Station 17, located on the desolate beaches of Pea Island, North Carolina, housed one such unit, and Richard Etheridge—the only black man to lead a lifesaving crew—was its captain.
A former slave and Civil War veteran, Etheridge recruited and trained a crew of African Americans, forming the only all-black station in the nation. Although civilian attitudes toward Etheridge and his men ranged from curiosity to outrage, they figured among the most courageous surfmen in the service, performing many daring rescues. From 1880 to the closing of the station in 1947, the Pea Island crew saved scores of men, women, and children who, under other circumstances, would have considered the hands of those reaching out to help them to be of the wrong race. In 1896, when the three-masted schooner E. S. Newman beached during a hurricane, Etheridge and his men accomplished one of the most daring rescues in the annals of the Life-Saving Service. The violent conditions had rendered their equipment useless. Undaunted, the surfmen swam out to the wreck, making nine trips in all, and saved the entire crew.

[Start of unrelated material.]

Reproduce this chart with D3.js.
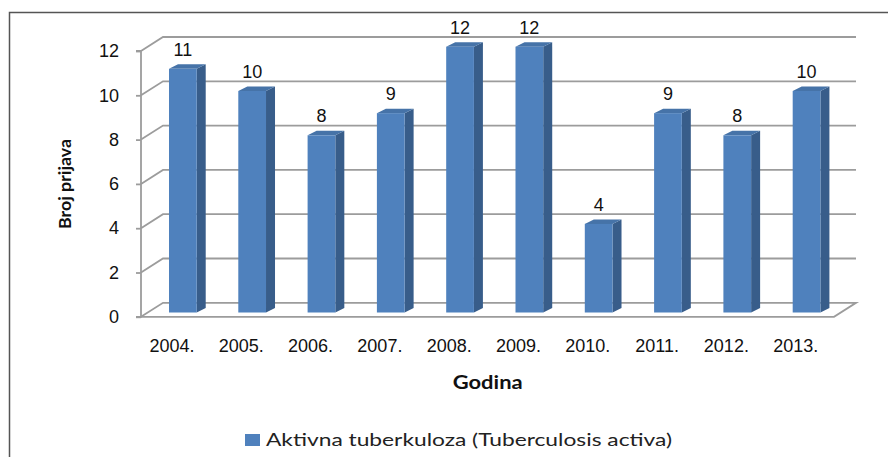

This incredible feat went unrecognized until 1996, when the Coast Guard posthumously awarded the crew the Gold Life-Saving Medal.
The authors depict the lives of Etheridge and his crew against the backdrop of late-nineteenth-century America—the horrors of the Civil War, the hopefulness of Reconstruction, and the long slide toward
Plessy v. Ferguson
that followed. Full of exploits and heroics,
Fire on the Beach,
like the movie
Glory,
illustrates yet another example of the little-known but outstanding contributions of a remarkable group of African Americans to our country's history.